## [Short problem]
Calculate how many lines in the following records hold the word "this", and report that number without comment.
□ □ □
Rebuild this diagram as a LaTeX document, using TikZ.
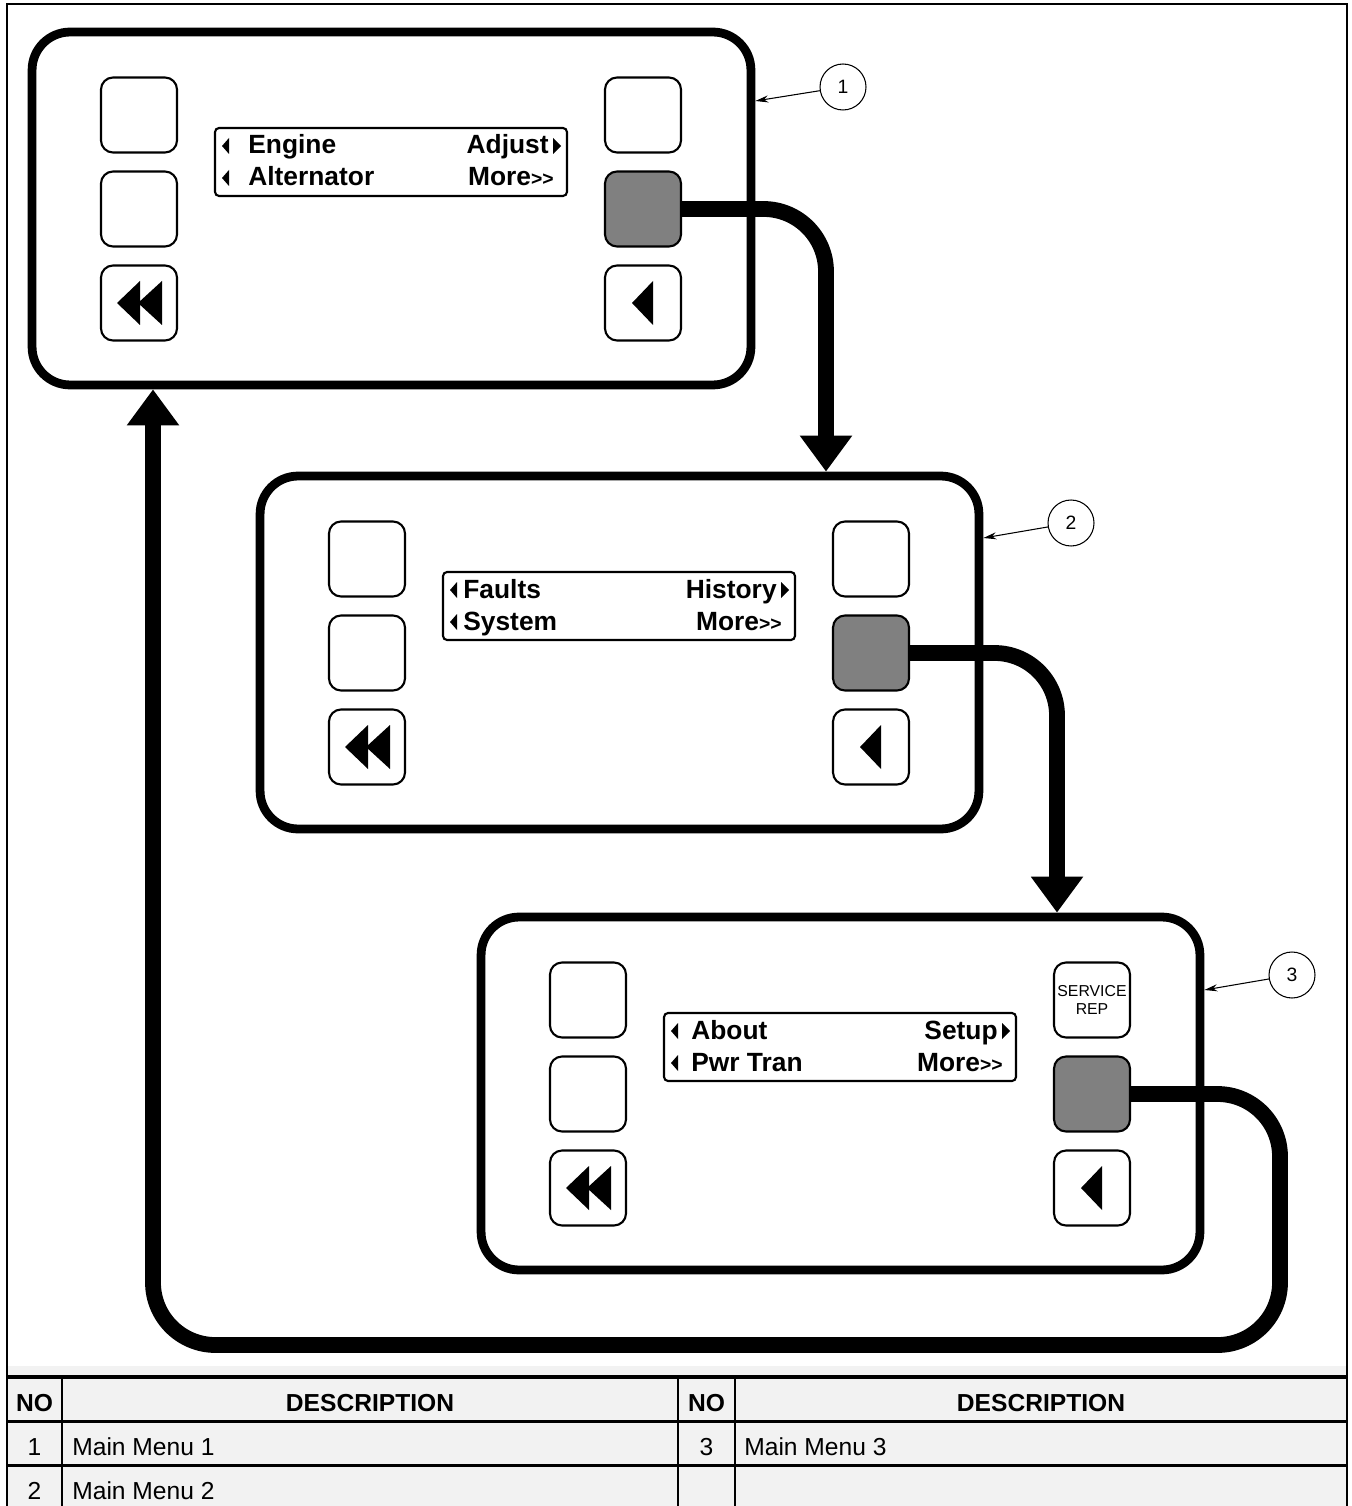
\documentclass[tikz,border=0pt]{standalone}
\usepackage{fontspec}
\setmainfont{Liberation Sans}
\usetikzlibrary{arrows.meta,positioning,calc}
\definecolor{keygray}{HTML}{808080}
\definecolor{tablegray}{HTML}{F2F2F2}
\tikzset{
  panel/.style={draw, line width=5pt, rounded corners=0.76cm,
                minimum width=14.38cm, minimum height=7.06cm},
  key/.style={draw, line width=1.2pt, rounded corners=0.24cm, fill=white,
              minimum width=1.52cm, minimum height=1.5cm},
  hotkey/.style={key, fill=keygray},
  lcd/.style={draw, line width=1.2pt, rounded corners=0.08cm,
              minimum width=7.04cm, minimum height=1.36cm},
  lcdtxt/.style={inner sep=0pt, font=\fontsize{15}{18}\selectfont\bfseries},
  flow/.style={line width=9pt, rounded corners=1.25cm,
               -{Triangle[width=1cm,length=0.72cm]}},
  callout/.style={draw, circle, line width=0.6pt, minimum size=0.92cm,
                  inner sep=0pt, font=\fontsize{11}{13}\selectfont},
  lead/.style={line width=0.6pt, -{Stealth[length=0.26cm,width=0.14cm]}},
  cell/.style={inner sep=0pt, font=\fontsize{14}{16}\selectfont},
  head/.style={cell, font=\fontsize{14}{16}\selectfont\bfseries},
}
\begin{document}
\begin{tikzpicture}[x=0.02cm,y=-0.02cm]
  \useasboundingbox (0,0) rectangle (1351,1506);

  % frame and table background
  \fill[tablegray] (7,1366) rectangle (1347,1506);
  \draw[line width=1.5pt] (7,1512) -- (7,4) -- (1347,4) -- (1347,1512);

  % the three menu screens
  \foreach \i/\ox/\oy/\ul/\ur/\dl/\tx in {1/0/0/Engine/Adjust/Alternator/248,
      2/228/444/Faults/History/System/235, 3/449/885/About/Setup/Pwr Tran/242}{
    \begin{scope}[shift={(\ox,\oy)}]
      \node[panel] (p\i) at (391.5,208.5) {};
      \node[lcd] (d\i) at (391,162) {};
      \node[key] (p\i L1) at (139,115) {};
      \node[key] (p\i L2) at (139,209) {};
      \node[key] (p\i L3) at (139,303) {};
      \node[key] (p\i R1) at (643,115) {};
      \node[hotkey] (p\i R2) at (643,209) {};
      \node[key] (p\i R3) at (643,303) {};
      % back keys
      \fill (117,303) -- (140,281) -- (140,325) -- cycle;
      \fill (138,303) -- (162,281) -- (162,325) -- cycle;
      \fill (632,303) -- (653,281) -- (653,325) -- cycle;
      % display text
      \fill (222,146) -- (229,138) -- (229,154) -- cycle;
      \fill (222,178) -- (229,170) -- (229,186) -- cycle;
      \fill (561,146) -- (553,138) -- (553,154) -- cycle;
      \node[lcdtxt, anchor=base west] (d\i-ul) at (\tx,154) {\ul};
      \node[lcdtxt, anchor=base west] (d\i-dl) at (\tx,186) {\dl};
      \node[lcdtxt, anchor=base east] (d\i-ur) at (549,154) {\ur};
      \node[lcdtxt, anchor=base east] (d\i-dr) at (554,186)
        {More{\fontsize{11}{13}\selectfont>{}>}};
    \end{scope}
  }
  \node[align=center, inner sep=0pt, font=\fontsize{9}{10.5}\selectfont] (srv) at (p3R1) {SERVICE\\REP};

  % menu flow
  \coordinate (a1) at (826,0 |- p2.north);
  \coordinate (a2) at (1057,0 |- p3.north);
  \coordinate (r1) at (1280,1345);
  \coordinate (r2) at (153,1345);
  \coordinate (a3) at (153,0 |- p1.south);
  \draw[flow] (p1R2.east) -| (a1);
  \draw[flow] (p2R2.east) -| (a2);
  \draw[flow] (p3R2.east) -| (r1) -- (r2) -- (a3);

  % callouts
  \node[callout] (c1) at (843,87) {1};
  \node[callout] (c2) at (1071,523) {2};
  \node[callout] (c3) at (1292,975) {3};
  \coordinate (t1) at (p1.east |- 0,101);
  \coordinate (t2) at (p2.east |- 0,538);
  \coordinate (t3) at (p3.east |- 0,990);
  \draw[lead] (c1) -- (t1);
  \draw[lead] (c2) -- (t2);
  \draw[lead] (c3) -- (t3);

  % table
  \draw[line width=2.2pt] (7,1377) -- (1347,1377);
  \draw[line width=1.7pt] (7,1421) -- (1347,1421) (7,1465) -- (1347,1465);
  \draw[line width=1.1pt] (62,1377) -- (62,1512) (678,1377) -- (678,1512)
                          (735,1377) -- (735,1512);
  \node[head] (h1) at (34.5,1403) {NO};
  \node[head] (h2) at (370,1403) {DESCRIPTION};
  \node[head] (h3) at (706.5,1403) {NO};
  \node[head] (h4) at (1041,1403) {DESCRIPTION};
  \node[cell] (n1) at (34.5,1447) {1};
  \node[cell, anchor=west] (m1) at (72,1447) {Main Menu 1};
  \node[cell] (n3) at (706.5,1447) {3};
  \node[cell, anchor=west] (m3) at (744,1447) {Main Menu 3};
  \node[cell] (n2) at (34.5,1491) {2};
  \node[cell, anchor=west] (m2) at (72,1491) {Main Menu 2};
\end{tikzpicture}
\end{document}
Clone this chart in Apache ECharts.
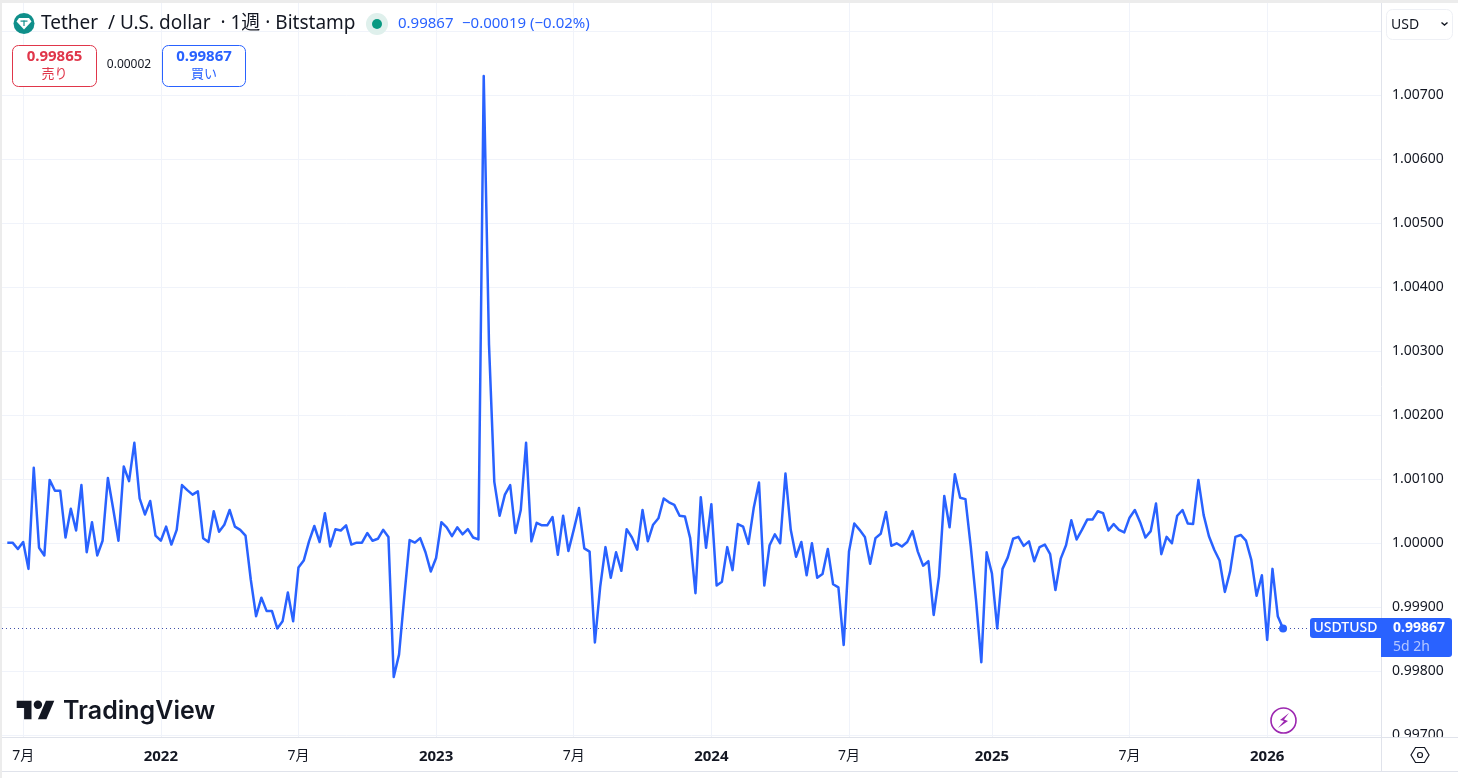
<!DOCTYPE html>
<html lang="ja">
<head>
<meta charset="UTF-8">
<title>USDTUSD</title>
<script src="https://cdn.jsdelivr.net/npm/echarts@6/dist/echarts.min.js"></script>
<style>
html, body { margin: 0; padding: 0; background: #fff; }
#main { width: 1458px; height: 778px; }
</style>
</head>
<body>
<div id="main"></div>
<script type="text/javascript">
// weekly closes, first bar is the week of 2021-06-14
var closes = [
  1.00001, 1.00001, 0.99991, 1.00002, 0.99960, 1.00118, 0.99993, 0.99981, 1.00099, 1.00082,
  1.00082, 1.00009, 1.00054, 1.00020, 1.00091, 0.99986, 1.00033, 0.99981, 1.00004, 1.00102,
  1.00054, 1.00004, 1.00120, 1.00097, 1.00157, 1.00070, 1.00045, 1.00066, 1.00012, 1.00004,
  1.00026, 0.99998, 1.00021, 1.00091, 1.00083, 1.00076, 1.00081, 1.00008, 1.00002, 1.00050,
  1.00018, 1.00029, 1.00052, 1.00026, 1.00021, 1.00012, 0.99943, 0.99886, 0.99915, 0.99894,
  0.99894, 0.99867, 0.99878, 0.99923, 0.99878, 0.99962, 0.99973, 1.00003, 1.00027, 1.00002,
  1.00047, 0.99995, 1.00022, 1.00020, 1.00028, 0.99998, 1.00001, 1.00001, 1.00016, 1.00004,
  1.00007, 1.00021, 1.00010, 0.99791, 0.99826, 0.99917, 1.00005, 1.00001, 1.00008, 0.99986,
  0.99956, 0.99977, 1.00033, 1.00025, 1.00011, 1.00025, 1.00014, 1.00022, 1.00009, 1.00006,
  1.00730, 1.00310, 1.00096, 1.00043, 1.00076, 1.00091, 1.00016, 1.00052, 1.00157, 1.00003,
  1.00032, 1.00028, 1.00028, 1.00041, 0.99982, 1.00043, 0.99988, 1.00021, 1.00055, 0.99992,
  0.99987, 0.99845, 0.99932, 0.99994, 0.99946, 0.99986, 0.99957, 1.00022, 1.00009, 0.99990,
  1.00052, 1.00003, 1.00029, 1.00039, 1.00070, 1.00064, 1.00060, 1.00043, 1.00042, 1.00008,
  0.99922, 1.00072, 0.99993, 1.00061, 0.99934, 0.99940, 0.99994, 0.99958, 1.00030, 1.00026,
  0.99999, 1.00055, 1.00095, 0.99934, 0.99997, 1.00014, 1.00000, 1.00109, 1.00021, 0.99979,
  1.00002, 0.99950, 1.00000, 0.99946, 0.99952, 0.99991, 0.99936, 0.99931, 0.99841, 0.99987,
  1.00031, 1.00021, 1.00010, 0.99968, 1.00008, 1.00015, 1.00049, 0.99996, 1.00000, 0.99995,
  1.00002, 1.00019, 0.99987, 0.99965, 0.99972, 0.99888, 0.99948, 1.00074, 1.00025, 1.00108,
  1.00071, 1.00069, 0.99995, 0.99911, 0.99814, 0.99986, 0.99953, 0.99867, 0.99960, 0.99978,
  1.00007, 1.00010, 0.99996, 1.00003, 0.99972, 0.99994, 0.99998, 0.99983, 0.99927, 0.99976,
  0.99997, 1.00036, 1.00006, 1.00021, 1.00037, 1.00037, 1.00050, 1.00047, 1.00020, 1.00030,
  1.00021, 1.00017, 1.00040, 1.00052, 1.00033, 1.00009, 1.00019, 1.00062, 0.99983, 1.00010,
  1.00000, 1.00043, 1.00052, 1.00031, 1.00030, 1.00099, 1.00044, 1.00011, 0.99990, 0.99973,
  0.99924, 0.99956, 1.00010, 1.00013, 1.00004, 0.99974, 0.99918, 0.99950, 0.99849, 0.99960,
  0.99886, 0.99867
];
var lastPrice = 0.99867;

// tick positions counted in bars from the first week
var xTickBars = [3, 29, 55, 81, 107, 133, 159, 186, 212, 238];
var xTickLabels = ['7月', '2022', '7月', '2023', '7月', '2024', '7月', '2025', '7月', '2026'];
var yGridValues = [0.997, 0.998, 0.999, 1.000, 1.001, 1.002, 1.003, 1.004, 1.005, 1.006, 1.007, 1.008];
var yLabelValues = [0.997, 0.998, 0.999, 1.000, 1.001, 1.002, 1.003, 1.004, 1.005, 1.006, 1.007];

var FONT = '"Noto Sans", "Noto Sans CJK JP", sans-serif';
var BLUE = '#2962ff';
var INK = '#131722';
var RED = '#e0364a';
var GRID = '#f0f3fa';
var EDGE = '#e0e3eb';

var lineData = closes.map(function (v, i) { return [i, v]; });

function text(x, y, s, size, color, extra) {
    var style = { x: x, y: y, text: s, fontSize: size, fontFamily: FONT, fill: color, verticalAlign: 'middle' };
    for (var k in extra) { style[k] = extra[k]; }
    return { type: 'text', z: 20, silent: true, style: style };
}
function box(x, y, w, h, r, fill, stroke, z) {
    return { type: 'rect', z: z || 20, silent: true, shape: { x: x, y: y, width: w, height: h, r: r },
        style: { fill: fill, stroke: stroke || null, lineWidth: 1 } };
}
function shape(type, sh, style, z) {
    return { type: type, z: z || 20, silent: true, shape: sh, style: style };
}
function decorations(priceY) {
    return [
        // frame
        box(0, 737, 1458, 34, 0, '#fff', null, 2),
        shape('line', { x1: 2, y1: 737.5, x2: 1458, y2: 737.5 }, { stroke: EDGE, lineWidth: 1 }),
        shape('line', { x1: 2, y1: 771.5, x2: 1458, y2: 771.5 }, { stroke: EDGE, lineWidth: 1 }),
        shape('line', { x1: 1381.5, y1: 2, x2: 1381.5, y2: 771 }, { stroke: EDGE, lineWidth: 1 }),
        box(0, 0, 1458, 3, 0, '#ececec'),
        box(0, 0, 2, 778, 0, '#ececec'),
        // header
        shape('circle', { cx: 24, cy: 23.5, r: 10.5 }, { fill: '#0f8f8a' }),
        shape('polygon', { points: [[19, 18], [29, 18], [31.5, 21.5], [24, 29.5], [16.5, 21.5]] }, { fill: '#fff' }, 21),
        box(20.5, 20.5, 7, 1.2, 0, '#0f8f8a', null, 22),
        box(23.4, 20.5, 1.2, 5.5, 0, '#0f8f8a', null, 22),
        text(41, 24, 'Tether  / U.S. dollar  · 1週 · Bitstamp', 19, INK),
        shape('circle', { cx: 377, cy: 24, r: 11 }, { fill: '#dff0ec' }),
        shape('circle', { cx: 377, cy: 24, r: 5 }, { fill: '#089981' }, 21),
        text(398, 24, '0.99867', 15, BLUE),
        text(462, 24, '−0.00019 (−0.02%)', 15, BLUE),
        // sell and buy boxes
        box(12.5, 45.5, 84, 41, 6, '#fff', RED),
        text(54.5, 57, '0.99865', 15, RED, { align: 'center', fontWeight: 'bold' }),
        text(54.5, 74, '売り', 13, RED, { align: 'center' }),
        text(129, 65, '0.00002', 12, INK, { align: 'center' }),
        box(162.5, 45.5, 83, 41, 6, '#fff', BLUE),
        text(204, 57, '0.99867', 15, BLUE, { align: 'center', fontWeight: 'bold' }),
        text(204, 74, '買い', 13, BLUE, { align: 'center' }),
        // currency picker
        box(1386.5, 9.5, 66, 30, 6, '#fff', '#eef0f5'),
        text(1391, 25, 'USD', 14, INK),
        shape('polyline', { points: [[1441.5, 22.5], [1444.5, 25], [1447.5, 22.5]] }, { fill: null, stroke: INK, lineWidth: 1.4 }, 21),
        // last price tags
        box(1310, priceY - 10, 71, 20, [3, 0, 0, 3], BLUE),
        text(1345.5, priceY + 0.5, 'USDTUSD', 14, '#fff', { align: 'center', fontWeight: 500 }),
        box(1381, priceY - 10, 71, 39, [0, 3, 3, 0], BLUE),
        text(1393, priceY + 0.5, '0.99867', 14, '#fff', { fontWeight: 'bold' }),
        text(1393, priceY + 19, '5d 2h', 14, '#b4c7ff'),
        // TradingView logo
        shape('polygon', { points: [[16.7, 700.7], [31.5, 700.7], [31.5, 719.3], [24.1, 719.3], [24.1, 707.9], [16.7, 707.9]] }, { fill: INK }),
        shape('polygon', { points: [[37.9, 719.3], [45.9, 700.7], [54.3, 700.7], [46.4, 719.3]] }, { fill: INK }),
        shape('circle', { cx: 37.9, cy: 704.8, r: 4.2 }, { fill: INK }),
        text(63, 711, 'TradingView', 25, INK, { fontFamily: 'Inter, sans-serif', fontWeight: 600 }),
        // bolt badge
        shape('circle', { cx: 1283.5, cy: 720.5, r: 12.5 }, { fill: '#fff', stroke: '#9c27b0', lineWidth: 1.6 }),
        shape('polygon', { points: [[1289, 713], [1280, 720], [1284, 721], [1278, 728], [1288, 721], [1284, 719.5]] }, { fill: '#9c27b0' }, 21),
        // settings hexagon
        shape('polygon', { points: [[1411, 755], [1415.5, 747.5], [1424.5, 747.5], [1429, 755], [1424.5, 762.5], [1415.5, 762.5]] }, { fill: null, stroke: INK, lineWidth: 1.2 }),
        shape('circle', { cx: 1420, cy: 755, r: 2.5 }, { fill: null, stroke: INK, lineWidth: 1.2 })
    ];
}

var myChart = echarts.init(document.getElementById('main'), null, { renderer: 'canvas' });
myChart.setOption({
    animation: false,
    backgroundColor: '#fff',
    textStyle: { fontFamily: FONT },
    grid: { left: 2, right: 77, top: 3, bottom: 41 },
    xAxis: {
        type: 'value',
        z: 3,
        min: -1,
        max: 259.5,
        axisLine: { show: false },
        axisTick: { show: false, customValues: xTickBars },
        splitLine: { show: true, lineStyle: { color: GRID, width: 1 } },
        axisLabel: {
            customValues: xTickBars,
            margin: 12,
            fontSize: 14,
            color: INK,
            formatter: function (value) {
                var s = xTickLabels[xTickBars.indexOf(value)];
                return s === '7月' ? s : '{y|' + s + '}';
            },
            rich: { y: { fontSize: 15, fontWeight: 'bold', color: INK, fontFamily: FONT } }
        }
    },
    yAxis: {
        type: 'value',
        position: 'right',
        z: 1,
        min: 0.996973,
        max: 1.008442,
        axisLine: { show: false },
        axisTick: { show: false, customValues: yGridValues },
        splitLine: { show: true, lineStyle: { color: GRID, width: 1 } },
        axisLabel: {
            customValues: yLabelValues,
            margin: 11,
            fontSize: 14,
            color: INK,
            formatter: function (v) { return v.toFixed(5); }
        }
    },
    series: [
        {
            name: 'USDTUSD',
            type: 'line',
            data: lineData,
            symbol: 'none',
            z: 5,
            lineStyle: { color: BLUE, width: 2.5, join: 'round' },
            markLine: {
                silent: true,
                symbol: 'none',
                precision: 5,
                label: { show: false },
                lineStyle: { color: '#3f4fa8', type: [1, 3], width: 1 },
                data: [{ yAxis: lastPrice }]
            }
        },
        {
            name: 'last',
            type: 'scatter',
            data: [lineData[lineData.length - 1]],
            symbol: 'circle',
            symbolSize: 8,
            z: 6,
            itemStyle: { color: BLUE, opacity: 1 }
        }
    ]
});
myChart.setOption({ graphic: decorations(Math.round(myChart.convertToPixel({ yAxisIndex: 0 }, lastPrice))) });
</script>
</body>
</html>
□ □ □
## [Correct response]
2